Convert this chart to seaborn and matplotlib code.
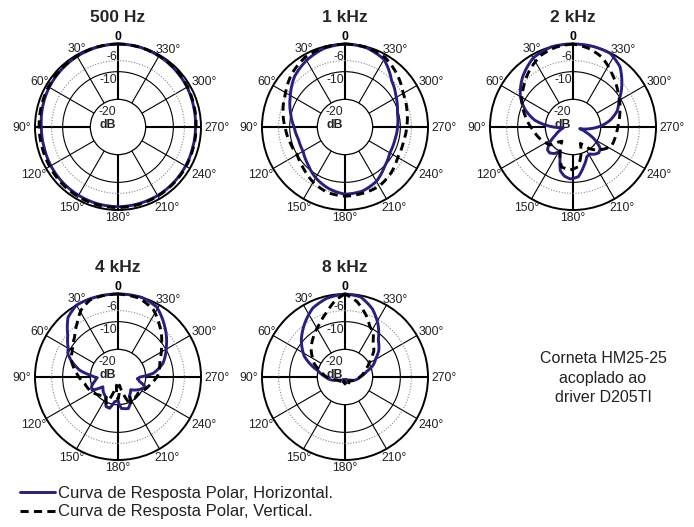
•••
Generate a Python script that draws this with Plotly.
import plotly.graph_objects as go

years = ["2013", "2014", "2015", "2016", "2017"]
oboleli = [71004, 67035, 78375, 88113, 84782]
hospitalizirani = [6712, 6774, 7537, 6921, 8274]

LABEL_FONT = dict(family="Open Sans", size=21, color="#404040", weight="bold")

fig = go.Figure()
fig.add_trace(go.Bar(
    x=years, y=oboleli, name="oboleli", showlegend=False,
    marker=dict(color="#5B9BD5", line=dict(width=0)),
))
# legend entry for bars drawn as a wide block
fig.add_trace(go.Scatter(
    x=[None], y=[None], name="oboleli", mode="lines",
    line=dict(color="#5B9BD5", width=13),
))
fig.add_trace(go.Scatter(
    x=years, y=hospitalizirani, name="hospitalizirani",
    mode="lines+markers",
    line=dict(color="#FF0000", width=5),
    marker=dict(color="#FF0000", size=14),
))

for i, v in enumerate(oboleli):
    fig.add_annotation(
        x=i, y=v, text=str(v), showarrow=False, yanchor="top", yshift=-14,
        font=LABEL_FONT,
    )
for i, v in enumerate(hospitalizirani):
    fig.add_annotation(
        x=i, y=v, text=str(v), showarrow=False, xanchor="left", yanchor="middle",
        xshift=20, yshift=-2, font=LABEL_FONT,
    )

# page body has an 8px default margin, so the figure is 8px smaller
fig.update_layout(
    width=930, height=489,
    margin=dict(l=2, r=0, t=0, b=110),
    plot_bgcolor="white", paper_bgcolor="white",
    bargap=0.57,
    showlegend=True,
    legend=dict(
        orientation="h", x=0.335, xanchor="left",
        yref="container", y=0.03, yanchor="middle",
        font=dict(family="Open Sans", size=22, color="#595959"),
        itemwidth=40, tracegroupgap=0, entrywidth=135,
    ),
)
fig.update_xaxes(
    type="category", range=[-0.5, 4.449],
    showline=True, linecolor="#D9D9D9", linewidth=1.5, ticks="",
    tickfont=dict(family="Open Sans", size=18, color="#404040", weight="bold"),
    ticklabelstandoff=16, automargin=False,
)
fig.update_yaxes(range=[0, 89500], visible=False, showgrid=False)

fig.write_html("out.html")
•••
## THE PROBLEM
Look through the entries above and report each line where the string "this" occurs.

## SOLUTION
Convert this chart to seaborn and matplotlib code.
Generate a Python script that draws this with Plotly.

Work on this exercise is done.